Although a Complainant established a prima facie case, he did not prevail after the employer showed strong reasons for preferring another applicant, because the Complainant’s own Statistical evidence was weak and there was no evidence of race discrimination in the hire of three other white applicants. Long v. DILHR (Wis. Pers. Comm’n, 11/24/82).
A black applicant for a Bicentennial Aide position established a prima facie case of discrimination by showing better qualifications than the four white persons hired, and the employer’s claim of her inferior writing ability was found to be a pretext for race discrimination. Kirck v. Bicentennial Comm’n (LIRC, 11/23/77), aff’d sub nom.

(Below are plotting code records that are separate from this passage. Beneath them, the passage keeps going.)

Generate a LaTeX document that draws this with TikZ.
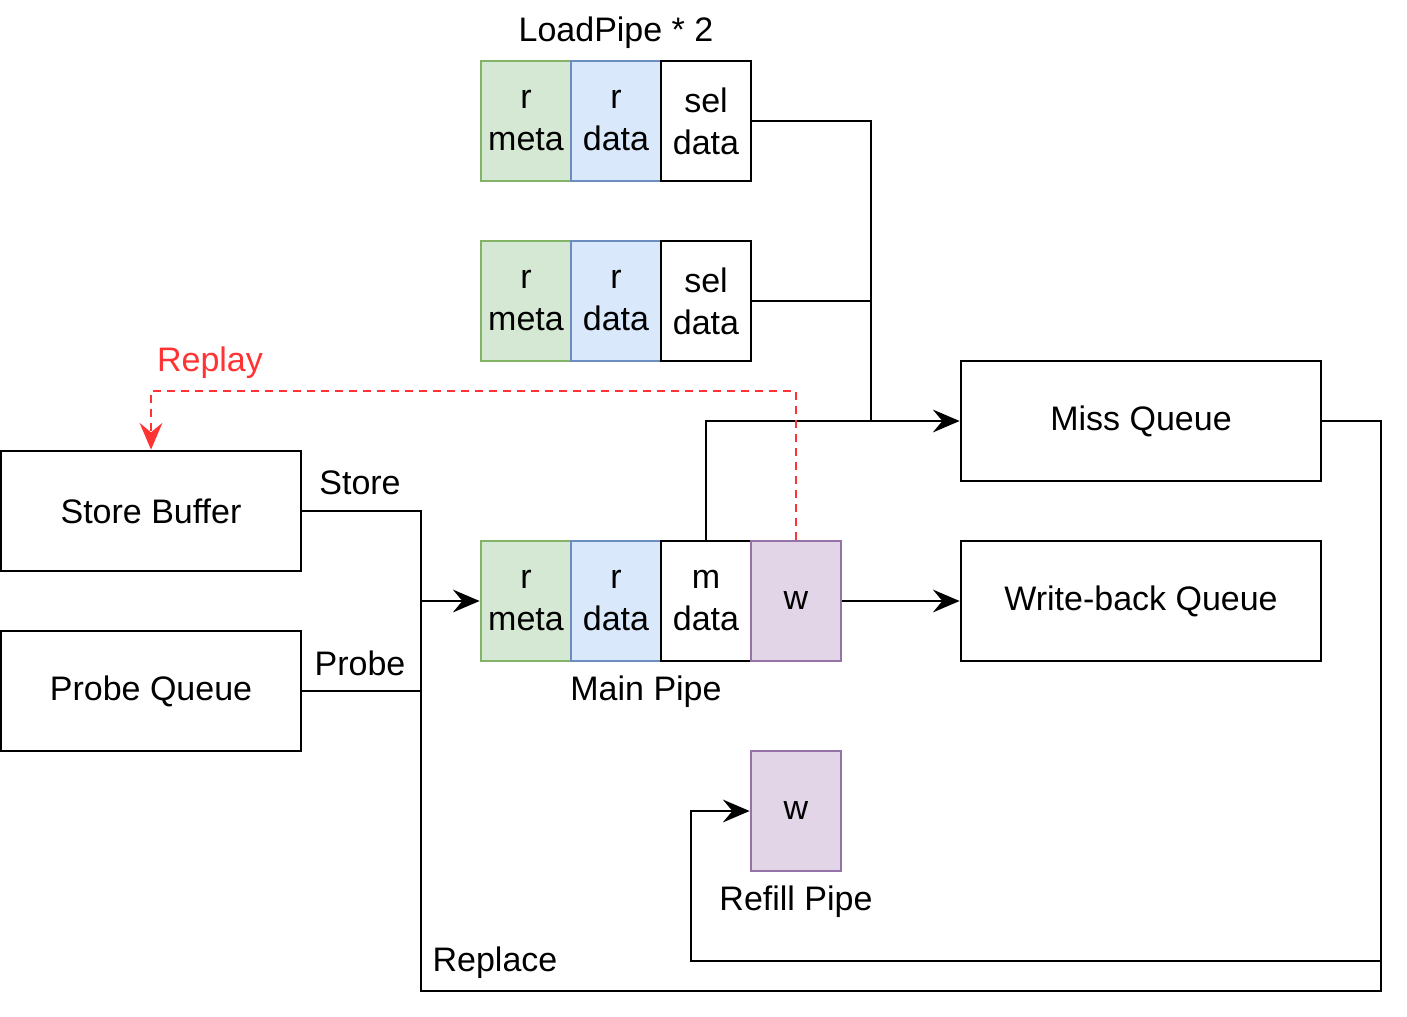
\documentclass[tikz,border=0pt]{standalone}
\usepackage{fontspec}
\setmainfont{Liberation Sans}
\usetikzlibrary{arrows.meta}
\definecolor{gf}{HTML}{D5E8D4}\definecolor{gd}{HTML}{82B366}
\definecolor{bf}{HTML}{DAE8FC}\definecolor{bd}{HTML}{6C8EBF}
\definecolor{pf}{HTML}{E1D5E7}\definecolor{pd}{HTML}{9673A6}
\definecolor{rep}{HTML}{FF3333}
\begin{document}
\begin{tikzpicture}[x=0.75pt,y=-0.75pt,line width=2pt,
  font=\fontsize{25.5}{31.5}\selectfont,
  box/.style={draw,minimum width=67.5pt,minimum height=90pt,align=center,inner sep=0pt},
  big/.style={draw,minimum width=270pt,minimum height=90pt,inner sep=0pt},
  sbig/.style={draw,minimum width=225pt,minimum height=90pt,inner sep=0pt},
  gr/.style={box,fill=gf,draw=gd},bl/.style={box,fill=bf,draw=bd},pu/.style={box,fill=pf,draw=pd},
  arr/.style={-{Stealth[length=20pt,width=17pt,inset=7pt]}},
  lbl/.style={inner sep=0pt}]
\useasboundingbox (0,0) rectangle (1407,1017);
% load pipes
\node[gr] (a1) at (526,121) {r\\meta};
\node[bl] (a2) at (616,121) {r\\data};
\node[box] (a3) at (706,121) {sel\\data};
\node[lbl] (lp) at (616,33) {LoadPipe * 2};
\node[gr] (b1) at (526,301) {r\\meta};
\node[bl] (b2) at (616,301) {r\\data};
\node[box] (b3) at (706,301) {sel\\data};
% queues
\node[big] (mq) at (1141,421) {Miss Queue};
\node[big] (wb) at (1141,601) {Write-back Queue};
\node[sbig] (sb) at (151,511) {Store Buffer};
\node[sbig] (pq) at (151,691) {Probe Queue};
% main pipe
\node[gr] (m1) at (526,601) {r\\meta};
\node[bl] (m2) at (616,601) {r\\data};
\node[box] (m3) at (706,601) {m\\data};
\node[pu] (m4) at (796,601) {w};
\node[lbl] (mp) at (646,692) {Main Pipe};
\node[pu] (rw) at (796,811) {w};
\node[lbl] (rp) at (796,902) {Refill Pipe};
% connectors
\coordinate (j) at (871,421);
\draw (a3.east) -| (j);
\draw (b3.east) -- (871,301);
\draw[arr] (m3.north) |- (mq.west);
\draw[arr] (m4.east) -- (wb.west);
\draw[rep,dashed,dash pattern=on 6pt off 4.5pt,arr] (m4.north) |- (151,391) -- (sb.north);
\node[lbl,text=rep] (rl) at (210,363) {Replay};
\draw[arr] (sb.east) -- (421,511) |- (m1.west);
\node[lbl] (sl) at (360,483) {Store};
\draw (pq.east) -- (421,691);
\node[lbl] (pl) at (360,663) {Probe};
\draw (mq.east) -- (1381,421) |- (421,991) -- (421,601);
\node[lbl] (rl2) at (495,963) {Replace};
\draw[arr] (1381,961) -| (691,811) -- (rw.west);
\end{tikzpicture}
\end{document}
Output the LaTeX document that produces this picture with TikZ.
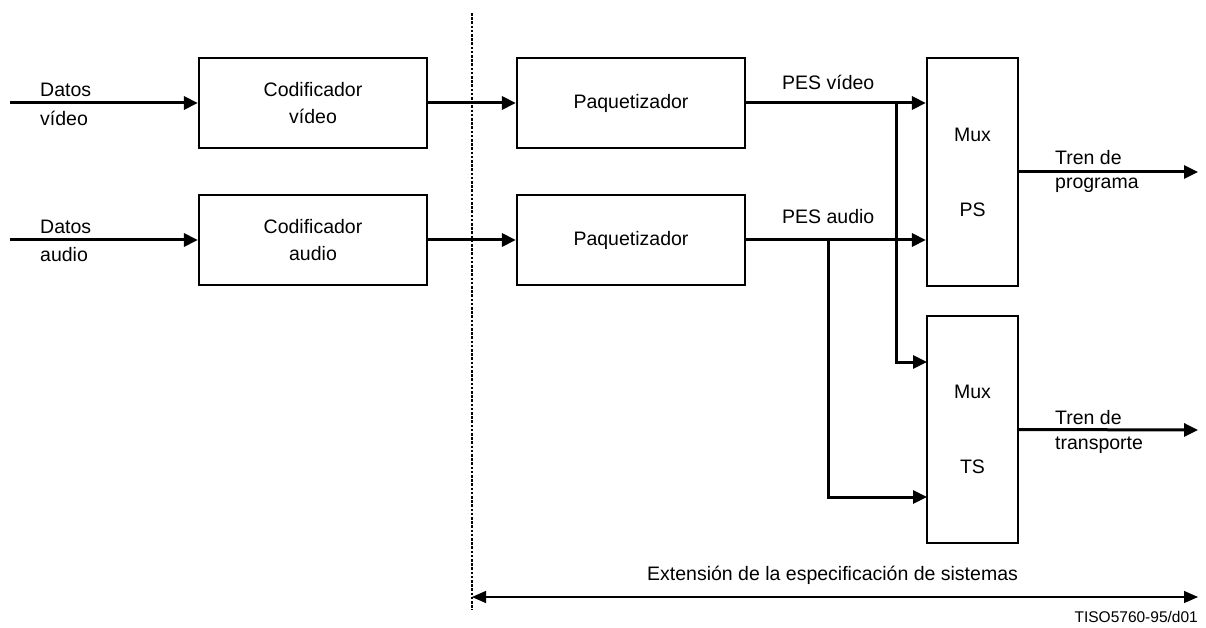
\documentclass[tikz,border=0pt]{standalone}
\usepackage{fontspec}
\setmainfont{Liberation Sans}
\usetikzlibrary{arrows.meta}
\begin{document}
\begin{tikzpicture}[x=1pt,y=-1pt,
  font=\fontsize{19.5}{27}\selectfont,
  blk/.style={draw,line width=2.2pt,minimum width=228pt,minimum height=90pt,inner sep=0pt,align=center},
  mux/.style={draw,line width=2.2pt,minimum width=91pt,minimum height=228pt,inner sep=0pt},
  arr/.style={line width=3pt,-{Triangle[length=14pt,width=13pt]}},
  lbl/.style={inner sep=0pt,anchor=west},
  dim/.style={line width=1.3pt,{Triangle[length=14pt,width=12pt]}-{Triangle[length=14pt,width=12pt]}}]
\useasboundingbox (0,0) rectangle (1206,628);
% blocks
\node[blk] (cv) at (313,103) {Codificador\\vídeo};
\node[blk] (ca) at (313,240) {Codificador\\audio};
\node[blk] (pv) at (631,103) {Paquetizador};
\node[blk] (pa) at (631,240) {Paquetizador};
\node[mux] (mps) at (972.5,172) {};
\node[mux,minimum height=227pt] (mts) at (972.5,429.5) {};
\node (mpsa) at (972.5,135) {Mux};
\node (mpsb) at (972.5,210) {PS};
\node (mtsa) at (972.5,392) {Mux};
\node (mtsb) at (972.5,467) {TS};
% coordinates
\coordinate (inv) at (10,103);
\coordinate (ina) at (10,240);
\coordinate (bv) at (896,103);
\coordinate (ba) at (828,240);
\coordinate (tsv) at (927,362);
\coordinate (tsa) at (927,497);
\coordinate (outps) at (1198,172);
\coordinate (outts) at (1198,430);
\coordinate (dtop) at (472,13);
\coordinate (dbot) at (472,610);
\coordinate (extl) at (472,597);
\coordinate (extr) at (1198,597);
% connectors
\draw[arr] (inv) -- (cv.west);
\draw[arr] (ina) -- (ca.west);
\draw[arr] (cv.east) -- (pv.west);
\draw[arr] (ca.east) -- (pa.west);
\draw[arr] (pv.east) -- (pv.east -| mps.west);
\draw[arr] (pa.east) -- (pa.east -| mps.west);
\draw[arr] (bv) |- (tsv);
\draw[arr] (ba) |- (tsa);
\draw[arr] (mps.east) -- (outps);
\draw[arr] (mts.east) -- (outts);
\draw[line width=2.6pt,dash pattern=on 2.6pt off 1.6pt] (dtop) -- (dbot);
\draw[dim] (extl) -- (extr);
% labels
\node[lbl] (l1) at (40,90) {Datos};
\node[lbl] (l2) at (40,118) {vídeo};
\node[lbl] (l3) at (40,227) {Datos};
\node[lbl] (l4) at (40,255) {audio};
\node[lbl] (l5) at (782,82) {PES vídeo};
\node[lbl] (l6) at (782,217) {PES audio};
\node[lbl] (l7) at (1055,158) {Tren de};
\node[lbl] (l8) at (1055,185) {programa};
\node[lbl] (l9) at (1055,418) {Tren de};
\node[lbl] (l10) at (1055,445) {transporte};
\node[inner sep=0pt,anchor=west] (ext) at (647,575) {Extensión de la especificación de sistemas};
\node[inner sep=0pt,anchor=east,font=\fontsize{15.5}{18}\selectfont] (tiso) at (1198,617) {TISO5760-95/d01};
\end{tikzpicture}
\end{document}
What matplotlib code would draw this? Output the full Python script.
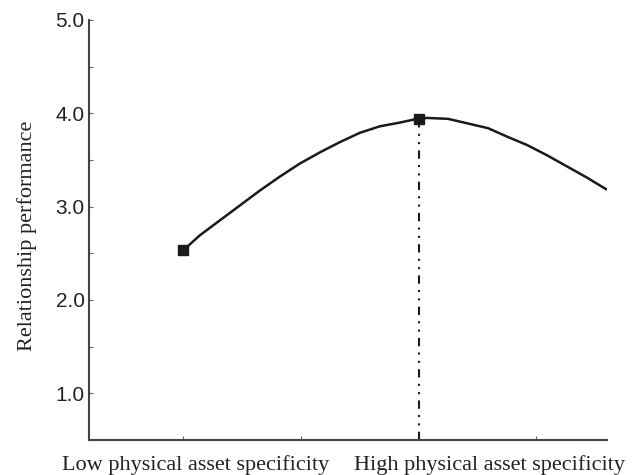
import matplotlib
matplotlib.use("Agg")
import matplotlib.pyplot as plt
from matplotlib.ticker import MultipleLocator

# curve (x: 1 = low, 3 = high asset specificity)
curve_x = [1.00, 1.14, 1.31, 1.48, 1.65, 1.82, 1.99, 2.16, 2.33, 2.50, 2.67, 2.84, 2.95,
           3.00, 3.07, 3.25, 3.42, 3.59, 3.75, 3.92, 4.09, 4.26, 4.43, 4.60]
curve_y = [2.53, 2.69, 2.85, 3.01, 3.17, 3.32, 3.46, 3.58, 3.69, 3.79, 3.86, 3.90, 3.93,
           3.94, 3.95, 3.94, 3.89, 3.84, 3.75, 3.66, 3.55, 3.43, 3.31, 3.18]

# the two marked points
point_x = [1.0, 3.0]
point_y = [2.53, 3.94]

y_ticks = [1.0, 2.0, 3.0, 4.0, 5.0]
x_labels = ["Low physical asset specificity", "High physical asset specificity"]
y_label = "Relationship performance"

fig = plt.figure(figsize=(6.35, 4.75), dpi=100)
ax = fig.add_axes([0.140, 0.074, 0.816, 0.884])

ax.plot(curve_x, curve_y, color="#1a1a1a", lw=1.8, solid_capstyle="butt")
ax.plot(point_x, point_y, ls="none", marker="s", ms=7, color="#1a1a1a")

# vertical dash-dot-dot line under the peak
ax.plot([point_x[1], point_x[1]], [0.5, point_y[1] - 0.05], color="#1a1a1a",
        lw=1.5, ls=(0, (4, 3, 1, 3, 1, 3)))

ax.set_xlim(0.2, 4.6)
ax.set_ylim(0.5, 5.0)

for s in ["top", "right"]:
    ax.spines[s].set_visible(False)
for s in ["left", "bottom"]:
    ax.spines[s].set_color("#444444")
    ax.spines[s].set_linewidth(1.5)

ax.set_yticks(y_ticks)
ax.set_yticklabels([f"{v:.1f}" for v in y_ticks], family="Liberation Sans", fontsize=15)
ax.yaxis.set_minor_locator(MultipleLocator(0.5))
ax.set_xticks([1, 2, 3, 4])
ax.set_xticklabels([])
ax.tick_params(axis="both", which="both", direction="in", length=3, width=0.8,
               color="#666666", pad=3)
ax.tick_params(axis="y", which="major", labelcolor="#222222")

ax.text((196 - 89) / 518, -0.06, x_labels[0], transform=ax.transAxes, ha="center",
        va="center", family="Liberation Serif", fontsize=16, color="#222222")
ax.text((489 - 89) / 518, -0.06, x_labels[1], transform=ax.transAxes, ha="center",
        va="center", family="Liberation Serif", fontsize=16, color="#222222")
fig.text(27 / 635, 1 - 236 / 475, y_label, rotation=90, ha="center", va="center",
         family="Liberation Serif", fontsize=16, color="#222222")

fig.savefig("out.png", dpi=100)
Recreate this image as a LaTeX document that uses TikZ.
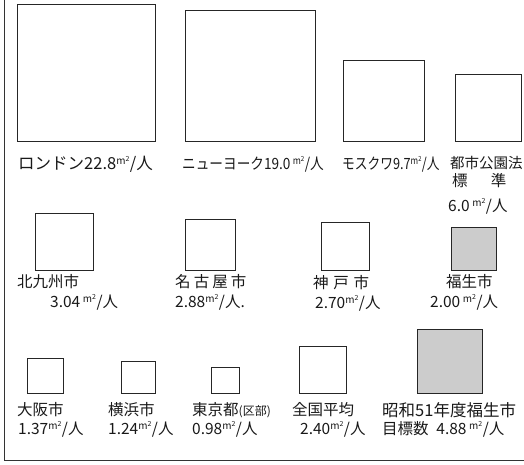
\documentclass[tikz,border=0pt]{standalone}
\usepackage{fontspec}
\setmainfont{Noto Sans CJK JP}
\newcommand\msq{\raisebox{0.5ex}{\fontsize{10}{11}\selectfont m\textsuperscript{2}}/人}
\tikzset{
  sqbox/.style={draw=black!85, line width=1pt},
  shadebox/.style={draw=black!85, line width=1pt, fill=black!20},
  lbl/.style={anchor=west, inner sep=0pt, font=\fontsize{15.5}{17}\selectfont, text=black!90},
  frame/.style={draw=black!80, line width=1pt}
}
\begin{document}
\begin{tikzpicture}[x=1pt,y=-1pt]
\useasboundingbox (0,0) rectangle (524,464);
% frame
\coordinate (ftop) at (4,0);
\coordinate (fcorner) at (4,460);
\coordinate (fright) at (524,460);
\draw[frame] (ftop) -- (fcorner) -- (fright);
% row 1 boxes
\draw[sqbox] (17,4) rectangle (155,141);
\draw[sqbox] (185,10) rectangle (315,141);
\draw[sqbox] (343,60) rectangle (424,141);
\draw[sqbox] (455,74) rectangle (521,141);
% row 1 labels
\node[lbl, font=\fontsize{16.5}{18}\selectfont] (lLondon) at (18,164) {ロンドン22.8\msq};
\node[lbl] (lNY) at (182,164) {\scalebox{0.88}[1]{ニューヨーク19.0\,\msq}};
\node[lbl] (lMoscow) at (342,164) {\scalebox{0.82}[1]{モスクワ9.7\msq}};
\node[lbl, font=\fontsize{14.5}{16}\selectfont] (lStd1) at (450,163) {都市公園法};
\node[lbl] (lStd2) at (452,181) {標\hspace{1.5em}準};
\node[lbl] (lStd3) at (448,206) {6.0\,\msq};
% row 2 boxes
\draw[sqbox] (35,213) rectangle (93,270);
\draw[sqbox] (185,219) rectangle (235,270);
\draw[sqbox] (321,222) rectangle (369,270);
\draw[shadebox] (451,227) rectangle (496,270);
% row 2 labels
\node[lbl] (lKita) at (17,282) {北九州市};
\node[lbl] (lKitaV) at (50,302) {3.04\,\msq};
\node[lbl] (lNagoya) at (175,282) {名\hspace{0.2em}古\hspace{0.2em}屋\hspace{0.2em}市};
\node[lbl] (lNagoyaV) at (175,302) {2.88\msq.};
\node[lbl] (lKobe) at (313,283) {神\hspace{0.3em}戸\hspace{0.3em}市};
\node[lbl] (lKobeV) at (315,303) {2.70\msq};
\node[lbl] (lFussa) at (446,282) {福生市};
\node[lbl] (lFussaV) at (430,302) {2.00\,\msq};
% row 3 boxes
\draw[sqbox] (27,358) rectangle (63,393);
\draw[sqbox] (121,361) rectangle (155,393);
\draw[sqbox] (211,367) rectangle (239,393);
\draw[sqbox] (299,346) rectangle (346,393);
\draw[shadebox] (417,329) rectangle (482,393);
% row 3 labels
\node[lbl] (lOsaka) at (17,410) {大阪市};
\node[lbl] (lOsakaV) at (18,429) {1.37\msq};
\node[lbl] (lYoko) at (108,410) {横浜市};
\node[lbl] (lYokoV) at (108,429) {1.24\msq};
\node[lbl] (lTokyo) at (192,410) {東京都\fontsize{12}{13}\selectfont(区部)};
\node[lbl] (lTokyoV) at (192,429) {0.98\msq};
\node[lbl] (lZen) at (292,410) {全国平均};
\node[lbl] (lZenV) at (300,429) {2.40\msq};
\node[lbl, font=\fontsize{16.5}{18}\selectfont] (lTarget) at (382,410) {昭和51年度福生市};
\node[lbl] (lTargetV) at (382,429) {目標数\hspace{0.5em}4.88\,\msq};
\end{tikzpicture}
\end{document}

City of Milwaukee v. LIRC (Dane Co. Cir. Ct., 02/06/79).
There was no race discrimination where the employer hired a white male who agreed to give a two year commitment to the job over a black male who refused to make such a commitment. Cooper v. LIRC (Youth Services Bureau), (Dane Co. Cir. Ct., 10/22/79).
Where a black person and a white person applied on the same day, at the same place and to the same person for a welding job, the black person established race discrimination in his failure to be hired by showing that the white person with less welding experience was hired with the promise to be trained later and was assigned to jobs for which he had no previous experience. Buchanan v. Barkow (DILHR, 03/11/77).
Although the practice of permitting appointment from among the top three candidates on a promotional exam without establishing selection criteria creates ample opportunity for subjective hiring decisions, discrimination must still be proven. Green v. DOA (DILHR, 09/21/76).